Task requirements:
Collect every line of the records below that contains the word "code".

Entries supplied:
## Begin

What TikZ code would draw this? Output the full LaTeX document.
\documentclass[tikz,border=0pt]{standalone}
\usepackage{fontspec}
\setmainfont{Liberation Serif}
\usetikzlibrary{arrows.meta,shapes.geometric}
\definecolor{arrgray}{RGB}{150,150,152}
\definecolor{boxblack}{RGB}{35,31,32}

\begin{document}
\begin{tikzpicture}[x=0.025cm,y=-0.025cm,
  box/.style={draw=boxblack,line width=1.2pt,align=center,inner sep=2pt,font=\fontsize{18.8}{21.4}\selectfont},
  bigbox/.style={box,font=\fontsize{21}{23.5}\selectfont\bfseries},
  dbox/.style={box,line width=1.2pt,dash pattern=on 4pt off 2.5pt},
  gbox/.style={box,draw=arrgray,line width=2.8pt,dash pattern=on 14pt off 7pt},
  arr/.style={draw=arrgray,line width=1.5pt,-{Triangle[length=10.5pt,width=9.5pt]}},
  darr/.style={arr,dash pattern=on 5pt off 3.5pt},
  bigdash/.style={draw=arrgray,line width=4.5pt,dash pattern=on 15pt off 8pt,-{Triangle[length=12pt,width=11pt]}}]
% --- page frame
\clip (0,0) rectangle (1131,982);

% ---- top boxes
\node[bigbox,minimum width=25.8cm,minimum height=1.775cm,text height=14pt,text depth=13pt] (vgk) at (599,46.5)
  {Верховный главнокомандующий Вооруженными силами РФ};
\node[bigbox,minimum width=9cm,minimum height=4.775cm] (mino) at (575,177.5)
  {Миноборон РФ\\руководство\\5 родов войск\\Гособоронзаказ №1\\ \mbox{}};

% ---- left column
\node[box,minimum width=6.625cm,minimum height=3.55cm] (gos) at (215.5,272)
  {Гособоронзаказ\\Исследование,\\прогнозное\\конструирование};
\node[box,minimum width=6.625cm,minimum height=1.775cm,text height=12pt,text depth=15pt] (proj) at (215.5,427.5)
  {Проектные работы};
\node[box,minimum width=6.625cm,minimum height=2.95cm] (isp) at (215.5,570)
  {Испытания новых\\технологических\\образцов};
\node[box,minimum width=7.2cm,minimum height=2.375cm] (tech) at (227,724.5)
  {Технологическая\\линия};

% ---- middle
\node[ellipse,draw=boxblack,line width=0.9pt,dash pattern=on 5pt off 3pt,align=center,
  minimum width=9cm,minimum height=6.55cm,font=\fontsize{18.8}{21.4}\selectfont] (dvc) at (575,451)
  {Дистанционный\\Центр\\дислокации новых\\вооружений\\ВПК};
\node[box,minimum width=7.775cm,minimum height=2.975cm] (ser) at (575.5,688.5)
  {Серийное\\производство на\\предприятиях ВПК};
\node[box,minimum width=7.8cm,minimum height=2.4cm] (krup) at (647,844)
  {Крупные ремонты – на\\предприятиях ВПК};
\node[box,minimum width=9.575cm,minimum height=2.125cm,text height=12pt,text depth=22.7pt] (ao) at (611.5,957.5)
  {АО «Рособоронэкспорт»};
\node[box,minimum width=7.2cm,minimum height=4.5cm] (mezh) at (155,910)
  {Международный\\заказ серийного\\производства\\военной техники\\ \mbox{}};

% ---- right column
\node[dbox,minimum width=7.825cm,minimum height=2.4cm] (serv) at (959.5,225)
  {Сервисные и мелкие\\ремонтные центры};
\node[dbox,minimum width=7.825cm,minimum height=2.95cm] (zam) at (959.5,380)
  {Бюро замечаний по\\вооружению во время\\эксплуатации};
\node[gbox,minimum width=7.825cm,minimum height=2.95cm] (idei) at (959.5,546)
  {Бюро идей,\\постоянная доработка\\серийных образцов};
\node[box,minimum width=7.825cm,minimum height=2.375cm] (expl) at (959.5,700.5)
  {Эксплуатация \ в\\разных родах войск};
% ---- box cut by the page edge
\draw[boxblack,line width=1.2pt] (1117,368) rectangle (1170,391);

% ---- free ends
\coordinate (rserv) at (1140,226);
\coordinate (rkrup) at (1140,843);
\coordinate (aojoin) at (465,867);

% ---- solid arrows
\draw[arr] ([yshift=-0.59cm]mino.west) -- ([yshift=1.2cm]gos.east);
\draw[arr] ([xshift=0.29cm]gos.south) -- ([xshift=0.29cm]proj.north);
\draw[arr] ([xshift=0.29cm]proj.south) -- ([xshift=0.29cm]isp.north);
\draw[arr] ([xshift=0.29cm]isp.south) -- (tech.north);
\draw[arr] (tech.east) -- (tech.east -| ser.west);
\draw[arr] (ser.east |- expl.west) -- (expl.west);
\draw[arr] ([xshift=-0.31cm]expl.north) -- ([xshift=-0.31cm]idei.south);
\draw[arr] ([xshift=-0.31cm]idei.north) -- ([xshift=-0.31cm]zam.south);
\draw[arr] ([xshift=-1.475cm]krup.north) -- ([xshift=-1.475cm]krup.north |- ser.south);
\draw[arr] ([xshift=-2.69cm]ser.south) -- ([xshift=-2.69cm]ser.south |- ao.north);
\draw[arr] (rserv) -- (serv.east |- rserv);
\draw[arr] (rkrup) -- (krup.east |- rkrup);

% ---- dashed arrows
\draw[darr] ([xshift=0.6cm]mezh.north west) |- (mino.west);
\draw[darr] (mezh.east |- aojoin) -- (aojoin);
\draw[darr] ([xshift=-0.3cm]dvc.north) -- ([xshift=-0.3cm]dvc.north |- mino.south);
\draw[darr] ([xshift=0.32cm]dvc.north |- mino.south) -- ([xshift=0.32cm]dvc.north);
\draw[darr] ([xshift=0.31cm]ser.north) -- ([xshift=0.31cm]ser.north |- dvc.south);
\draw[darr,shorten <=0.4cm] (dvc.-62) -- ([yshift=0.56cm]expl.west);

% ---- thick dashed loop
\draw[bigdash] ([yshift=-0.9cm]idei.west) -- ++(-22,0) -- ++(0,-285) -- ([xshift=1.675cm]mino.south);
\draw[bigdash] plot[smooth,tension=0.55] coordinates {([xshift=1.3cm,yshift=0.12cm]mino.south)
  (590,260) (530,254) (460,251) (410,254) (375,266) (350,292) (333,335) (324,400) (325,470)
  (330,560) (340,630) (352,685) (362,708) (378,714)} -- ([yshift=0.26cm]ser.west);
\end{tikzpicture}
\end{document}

## End
## Begin

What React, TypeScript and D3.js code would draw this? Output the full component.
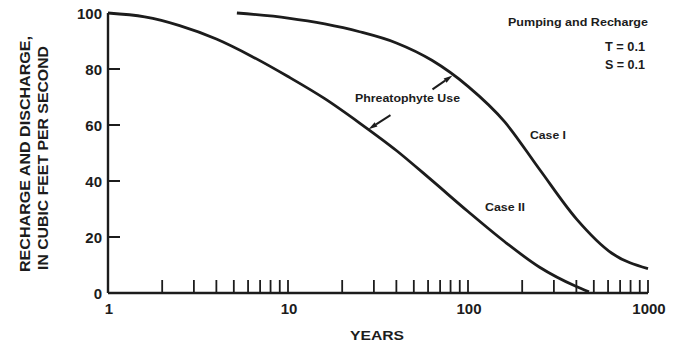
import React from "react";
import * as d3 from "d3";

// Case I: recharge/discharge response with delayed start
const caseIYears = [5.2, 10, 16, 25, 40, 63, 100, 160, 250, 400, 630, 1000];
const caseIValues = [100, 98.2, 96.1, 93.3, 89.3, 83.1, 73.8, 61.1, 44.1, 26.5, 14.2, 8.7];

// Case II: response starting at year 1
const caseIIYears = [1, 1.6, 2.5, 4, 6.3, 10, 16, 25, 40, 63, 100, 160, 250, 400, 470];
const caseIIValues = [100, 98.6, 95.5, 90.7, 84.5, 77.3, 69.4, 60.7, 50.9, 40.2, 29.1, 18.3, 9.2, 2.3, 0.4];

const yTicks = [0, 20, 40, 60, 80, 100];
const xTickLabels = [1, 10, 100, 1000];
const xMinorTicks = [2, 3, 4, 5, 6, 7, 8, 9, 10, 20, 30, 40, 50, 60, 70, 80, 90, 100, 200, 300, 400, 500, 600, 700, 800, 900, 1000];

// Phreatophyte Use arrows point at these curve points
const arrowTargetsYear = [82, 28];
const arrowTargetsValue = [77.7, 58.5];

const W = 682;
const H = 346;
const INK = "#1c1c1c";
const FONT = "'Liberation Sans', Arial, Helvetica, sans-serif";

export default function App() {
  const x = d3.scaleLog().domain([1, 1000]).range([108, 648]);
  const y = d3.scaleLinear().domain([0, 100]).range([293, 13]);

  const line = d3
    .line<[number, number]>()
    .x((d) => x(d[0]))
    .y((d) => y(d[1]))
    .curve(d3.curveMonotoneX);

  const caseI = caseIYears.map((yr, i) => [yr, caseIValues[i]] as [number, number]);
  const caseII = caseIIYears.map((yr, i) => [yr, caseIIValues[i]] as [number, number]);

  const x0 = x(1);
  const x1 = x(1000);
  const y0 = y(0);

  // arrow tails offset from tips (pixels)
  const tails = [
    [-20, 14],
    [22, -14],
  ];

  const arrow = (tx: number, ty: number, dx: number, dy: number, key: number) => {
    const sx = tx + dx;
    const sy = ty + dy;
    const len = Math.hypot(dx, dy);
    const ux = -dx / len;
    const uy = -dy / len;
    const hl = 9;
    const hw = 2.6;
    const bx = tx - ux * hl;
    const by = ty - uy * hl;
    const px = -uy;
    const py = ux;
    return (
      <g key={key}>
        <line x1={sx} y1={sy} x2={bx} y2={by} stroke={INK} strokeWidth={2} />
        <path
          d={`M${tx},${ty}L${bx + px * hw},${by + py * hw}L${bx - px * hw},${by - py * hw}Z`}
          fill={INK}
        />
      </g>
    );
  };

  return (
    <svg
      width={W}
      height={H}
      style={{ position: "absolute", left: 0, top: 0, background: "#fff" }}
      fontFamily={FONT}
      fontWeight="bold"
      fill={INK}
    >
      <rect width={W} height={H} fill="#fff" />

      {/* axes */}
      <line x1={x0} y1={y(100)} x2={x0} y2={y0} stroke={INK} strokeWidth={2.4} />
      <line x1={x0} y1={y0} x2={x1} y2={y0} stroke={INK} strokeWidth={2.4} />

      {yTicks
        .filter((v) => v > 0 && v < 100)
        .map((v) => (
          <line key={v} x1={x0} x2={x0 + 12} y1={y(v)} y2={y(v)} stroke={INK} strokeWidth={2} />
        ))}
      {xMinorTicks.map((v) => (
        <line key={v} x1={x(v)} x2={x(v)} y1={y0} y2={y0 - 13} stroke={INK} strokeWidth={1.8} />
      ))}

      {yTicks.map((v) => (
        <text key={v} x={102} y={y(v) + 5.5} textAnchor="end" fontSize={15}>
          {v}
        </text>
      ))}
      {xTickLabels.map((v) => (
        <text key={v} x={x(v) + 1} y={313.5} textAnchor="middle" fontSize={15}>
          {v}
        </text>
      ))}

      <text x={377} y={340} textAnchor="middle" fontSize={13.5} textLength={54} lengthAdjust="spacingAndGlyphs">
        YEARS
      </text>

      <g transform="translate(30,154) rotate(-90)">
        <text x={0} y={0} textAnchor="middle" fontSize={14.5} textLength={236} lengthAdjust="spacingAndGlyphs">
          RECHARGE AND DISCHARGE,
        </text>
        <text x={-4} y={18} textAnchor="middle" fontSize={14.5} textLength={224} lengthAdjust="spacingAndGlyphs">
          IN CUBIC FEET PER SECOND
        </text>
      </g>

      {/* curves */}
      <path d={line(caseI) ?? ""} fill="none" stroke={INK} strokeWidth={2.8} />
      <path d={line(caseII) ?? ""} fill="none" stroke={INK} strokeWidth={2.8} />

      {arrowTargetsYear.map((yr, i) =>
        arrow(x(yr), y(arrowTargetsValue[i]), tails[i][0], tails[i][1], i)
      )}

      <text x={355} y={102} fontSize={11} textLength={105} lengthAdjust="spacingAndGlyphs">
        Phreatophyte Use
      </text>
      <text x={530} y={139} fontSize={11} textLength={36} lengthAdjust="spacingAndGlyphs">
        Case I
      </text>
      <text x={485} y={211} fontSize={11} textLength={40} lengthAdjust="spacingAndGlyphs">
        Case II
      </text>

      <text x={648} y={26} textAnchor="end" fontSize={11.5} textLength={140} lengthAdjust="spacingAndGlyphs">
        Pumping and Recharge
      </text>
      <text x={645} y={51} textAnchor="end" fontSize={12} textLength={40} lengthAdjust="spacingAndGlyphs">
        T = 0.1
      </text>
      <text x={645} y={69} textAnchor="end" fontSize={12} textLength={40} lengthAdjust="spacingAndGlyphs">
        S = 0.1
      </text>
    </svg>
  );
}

## End

Response below:
What TikZ code would draw this? Output the full LaTeX document.
What React, TypeScript and D3.js code would draw this? Output the full component.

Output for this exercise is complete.